What is required » Extract each line containing the string "React".

Dataset excerpt »

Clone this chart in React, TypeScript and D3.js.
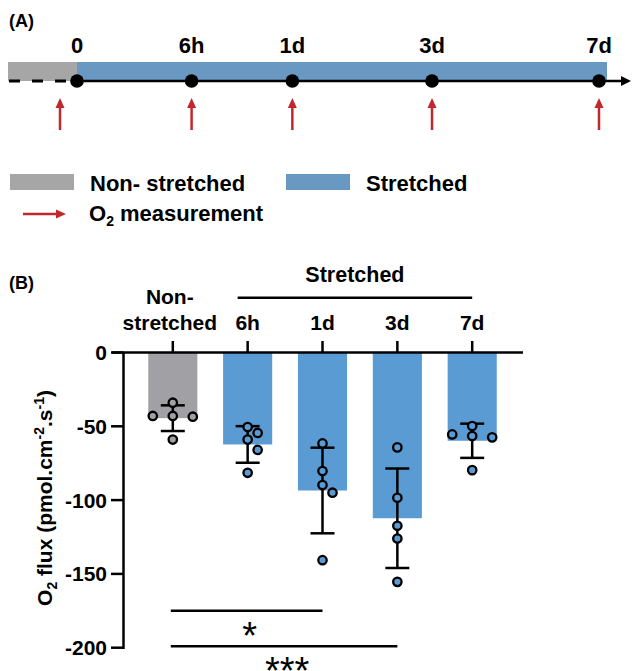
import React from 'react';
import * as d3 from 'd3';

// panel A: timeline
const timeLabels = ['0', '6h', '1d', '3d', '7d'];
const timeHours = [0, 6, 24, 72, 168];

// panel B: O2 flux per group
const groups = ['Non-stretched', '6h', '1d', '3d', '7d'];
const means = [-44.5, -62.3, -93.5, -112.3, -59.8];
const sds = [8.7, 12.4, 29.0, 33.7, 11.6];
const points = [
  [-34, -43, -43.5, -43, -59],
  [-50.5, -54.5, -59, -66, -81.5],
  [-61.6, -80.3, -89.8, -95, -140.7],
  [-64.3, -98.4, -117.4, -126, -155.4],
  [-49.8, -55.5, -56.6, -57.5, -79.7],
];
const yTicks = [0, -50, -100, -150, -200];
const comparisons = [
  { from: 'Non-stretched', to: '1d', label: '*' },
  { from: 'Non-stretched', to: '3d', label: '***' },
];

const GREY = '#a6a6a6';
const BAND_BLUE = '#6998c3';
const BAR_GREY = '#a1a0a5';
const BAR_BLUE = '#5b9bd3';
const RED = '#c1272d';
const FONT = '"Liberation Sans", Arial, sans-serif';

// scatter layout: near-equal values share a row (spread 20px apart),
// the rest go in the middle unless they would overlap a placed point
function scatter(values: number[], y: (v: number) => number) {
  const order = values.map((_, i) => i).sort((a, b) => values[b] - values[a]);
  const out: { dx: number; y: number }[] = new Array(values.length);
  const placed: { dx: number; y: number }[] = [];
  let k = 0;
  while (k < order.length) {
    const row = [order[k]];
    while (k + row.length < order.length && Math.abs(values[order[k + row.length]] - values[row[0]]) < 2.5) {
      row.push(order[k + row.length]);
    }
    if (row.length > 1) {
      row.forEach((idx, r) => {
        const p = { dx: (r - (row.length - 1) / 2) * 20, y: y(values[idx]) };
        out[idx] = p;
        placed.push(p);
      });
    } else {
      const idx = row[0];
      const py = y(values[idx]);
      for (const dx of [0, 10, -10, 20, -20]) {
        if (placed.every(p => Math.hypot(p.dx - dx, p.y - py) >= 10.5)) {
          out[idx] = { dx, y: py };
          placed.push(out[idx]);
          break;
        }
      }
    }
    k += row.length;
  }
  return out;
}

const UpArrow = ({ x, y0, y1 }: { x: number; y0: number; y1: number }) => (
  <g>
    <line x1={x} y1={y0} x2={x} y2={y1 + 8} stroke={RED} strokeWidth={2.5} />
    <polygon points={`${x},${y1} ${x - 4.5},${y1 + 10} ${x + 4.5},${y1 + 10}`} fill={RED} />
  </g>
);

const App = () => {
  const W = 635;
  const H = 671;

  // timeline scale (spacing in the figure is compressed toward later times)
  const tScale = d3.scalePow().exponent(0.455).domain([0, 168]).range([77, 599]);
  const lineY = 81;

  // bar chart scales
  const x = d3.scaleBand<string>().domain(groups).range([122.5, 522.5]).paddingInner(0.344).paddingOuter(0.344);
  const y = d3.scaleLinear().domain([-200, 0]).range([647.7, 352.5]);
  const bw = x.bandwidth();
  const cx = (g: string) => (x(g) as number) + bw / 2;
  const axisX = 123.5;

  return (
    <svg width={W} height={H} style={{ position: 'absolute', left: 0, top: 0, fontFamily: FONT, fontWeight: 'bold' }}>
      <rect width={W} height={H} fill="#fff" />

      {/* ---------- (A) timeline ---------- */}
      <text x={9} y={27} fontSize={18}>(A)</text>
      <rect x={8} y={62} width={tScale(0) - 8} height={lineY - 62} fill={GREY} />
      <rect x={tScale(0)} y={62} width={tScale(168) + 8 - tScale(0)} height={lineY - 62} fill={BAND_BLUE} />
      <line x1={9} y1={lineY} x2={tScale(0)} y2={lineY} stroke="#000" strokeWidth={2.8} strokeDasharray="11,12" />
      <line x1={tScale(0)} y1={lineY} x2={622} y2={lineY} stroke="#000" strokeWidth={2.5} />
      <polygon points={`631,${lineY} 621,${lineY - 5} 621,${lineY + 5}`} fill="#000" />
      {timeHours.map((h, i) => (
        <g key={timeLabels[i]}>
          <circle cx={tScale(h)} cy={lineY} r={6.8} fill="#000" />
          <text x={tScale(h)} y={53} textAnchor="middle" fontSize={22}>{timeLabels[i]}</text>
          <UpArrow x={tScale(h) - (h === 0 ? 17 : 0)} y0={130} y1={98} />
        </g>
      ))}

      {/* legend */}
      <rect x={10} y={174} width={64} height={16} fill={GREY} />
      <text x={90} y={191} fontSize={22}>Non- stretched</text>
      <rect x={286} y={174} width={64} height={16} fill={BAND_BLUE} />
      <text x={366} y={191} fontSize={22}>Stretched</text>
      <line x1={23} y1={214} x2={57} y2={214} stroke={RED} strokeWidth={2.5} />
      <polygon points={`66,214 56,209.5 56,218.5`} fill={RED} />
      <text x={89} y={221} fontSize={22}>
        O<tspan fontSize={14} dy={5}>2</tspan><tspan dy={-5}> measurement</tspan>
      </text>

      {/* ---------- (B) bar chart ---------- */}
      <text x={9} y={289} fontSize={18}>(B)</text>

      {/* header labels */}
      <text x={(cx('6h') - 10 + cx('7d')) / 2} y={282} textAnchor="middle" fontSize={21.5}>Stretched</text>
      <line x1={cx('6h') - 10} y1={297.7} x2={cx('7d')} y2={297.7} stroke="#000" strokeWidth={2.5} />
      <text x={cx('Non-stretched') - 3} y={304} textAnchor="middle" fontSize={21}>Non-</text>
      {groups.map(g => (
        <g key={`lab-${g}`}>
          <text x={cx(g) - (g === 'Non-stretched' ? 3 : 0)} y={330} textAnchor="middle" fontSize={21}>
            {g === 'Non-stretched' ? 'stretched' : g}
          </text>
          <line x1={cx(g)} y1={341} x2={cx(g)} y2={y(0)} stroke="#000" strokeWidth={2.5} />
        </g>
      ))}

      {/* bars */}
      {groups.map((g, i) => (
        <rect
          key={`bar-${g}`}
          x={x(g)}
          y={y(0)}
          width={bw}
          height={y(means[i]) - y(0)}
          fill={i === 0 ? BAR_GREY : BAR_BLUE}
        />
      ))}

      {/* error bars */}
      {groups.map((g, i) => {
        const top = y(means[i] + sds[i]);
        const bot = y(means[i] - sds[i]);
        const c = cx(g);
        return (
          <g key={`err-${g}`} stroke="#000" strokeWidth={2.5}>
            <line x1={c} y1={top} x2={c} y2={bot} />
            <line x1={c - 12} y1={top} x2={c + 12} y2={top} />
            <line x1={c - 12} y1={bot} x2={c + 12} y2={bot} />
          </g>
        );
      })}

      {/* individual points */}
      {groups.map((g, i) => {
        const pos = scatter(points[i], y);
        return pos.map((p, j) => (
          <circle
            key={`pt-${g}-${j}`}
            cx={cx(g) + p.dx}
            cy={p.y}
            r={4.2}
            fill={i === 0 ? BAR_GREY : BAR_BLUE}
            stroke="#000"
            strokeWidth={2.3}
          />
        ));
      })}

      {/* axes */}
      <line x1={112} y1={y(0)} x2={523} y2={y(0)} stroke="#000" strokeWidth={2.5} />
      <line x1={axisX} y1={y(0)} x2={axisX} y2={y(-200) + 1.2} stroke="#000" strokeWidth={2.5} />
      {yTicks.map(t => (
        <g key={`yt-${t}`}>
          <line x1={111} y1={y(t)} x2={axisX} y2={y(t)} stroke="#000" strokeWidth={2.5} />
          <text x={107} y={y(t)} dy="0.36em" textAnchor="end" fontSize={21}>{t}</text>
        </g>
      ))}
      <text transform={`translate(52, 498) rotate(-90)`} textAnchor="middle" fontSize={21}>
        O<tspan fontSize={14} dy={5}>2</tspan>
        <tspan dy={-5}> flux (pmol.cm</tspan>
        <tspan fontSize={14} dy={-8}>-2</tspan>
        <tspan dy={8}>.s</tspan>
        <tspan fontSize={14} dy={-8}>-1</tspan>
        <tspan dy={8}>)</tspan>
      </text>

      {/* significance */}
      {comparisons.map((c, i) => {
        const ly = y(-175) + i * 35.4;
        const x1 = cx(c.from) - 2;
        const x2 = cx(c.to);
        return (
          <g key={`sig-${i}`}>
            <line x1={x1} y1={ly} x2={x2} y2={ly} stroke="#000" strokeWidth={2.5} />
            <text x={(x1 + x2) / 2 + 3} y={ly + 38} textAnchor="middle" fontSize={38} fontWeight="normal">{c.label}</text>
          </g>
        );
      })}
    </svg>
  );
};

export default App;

Result for this task »
Clone this chart in React, TypeScript and D3.js.
import React from 'react';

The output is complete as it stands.